* PROBLEM REQUIREMENTS:
Lines containing the word "document" are to be located and copied.

++++ EXERCISE MATERIAL

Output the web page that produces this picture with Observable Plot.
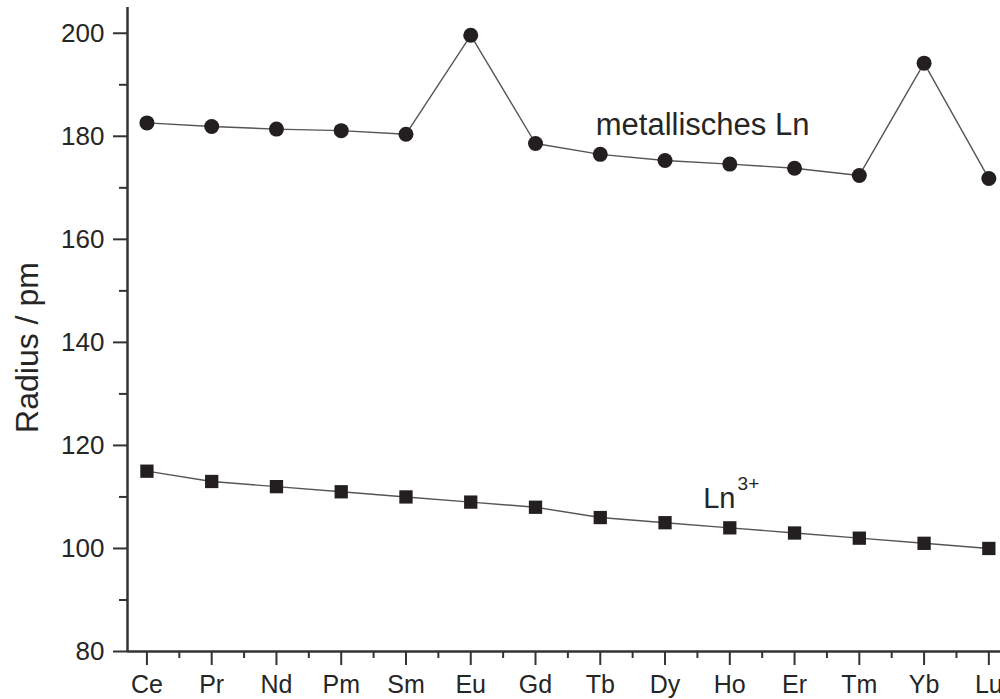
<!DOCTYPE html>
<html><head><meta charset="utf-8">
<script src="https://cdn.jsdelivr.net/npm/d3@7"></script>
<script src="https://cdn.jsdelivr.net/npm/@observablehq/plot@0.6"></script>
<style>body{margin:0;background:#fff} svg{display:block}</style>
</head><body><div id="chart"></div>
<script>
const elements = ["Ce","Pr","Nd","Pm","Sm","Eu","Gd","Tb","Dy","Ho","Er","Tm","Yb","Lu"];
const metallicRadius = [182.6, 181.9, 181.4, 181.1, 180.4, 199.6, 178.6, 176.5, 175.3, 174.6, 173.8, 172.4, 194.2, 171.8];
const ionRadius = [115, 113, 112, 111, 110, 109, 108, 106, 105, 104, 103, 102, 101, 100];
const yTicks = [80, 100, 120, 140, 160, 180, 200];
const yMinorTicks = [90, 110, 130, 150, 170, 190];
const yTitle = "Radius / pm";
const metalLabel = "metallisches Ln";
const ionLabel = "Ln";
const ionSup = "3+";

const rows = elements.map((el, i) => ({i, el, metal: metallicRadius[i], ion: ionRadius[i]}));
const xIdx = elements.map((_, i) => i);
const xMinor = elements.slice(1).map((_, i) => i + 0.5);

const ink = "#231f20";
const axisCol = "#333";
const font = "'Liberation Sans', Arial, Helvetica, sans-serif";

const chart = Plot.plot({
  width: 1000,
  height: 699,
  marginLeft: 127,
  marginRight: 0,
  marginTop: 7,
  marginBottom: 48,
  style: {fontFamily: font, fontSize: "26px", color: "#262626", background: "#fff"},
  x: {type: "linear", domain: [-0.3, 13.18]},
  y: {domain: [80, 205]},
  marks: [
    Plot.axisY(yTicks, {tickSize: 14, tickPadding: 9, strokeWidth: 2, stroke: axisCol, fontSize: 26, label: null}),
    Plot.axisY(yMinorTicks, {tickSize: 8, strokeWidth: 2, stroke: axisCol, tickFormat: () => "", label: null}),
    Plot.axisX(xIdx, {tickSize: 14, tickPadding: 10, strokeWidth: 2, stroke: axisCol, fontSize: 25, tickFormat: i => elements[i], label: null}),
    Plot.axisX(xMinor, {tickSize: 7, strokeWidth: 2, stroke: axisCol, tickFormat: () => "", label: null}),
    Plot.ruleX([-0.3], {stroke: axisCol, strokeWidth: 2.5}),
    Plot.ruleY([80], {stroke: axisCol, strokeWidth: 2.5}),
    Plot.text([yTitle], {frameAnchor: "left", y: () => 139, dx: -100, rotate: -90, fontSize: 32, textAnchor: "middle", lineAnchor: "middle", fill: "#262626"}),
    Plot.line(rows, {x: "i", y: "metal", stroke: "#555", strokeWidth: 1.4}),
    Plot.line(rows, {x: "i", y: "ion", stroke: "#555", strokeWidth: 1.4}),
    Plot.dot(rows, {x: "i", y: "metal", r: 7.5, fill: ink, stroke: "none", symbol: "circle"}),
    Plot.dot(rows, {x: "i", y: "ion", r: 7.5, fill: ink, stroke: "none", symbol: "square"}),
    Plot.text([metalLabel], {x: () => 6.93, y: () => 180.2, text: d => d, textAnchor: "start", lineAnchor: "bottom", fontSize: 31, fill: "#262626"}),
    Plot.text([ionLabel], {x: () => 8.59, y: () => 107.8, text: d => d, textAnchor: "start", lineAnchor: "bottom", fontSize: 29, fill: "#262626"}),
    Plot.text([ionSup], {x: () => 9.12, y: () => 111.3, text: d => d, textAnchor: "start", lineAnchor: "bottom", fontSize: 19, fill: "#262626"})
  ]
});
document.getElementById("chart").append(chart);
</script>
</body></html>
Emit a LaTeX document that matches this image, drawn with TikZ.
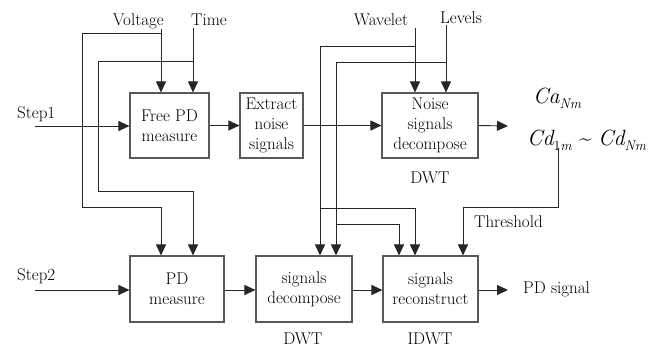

++++++++

* SOLUTION FOR THIS TASK:
document.getElementById("chart").append(chart);
Emit a LaTeX document that matches this image, drawn with TikZ.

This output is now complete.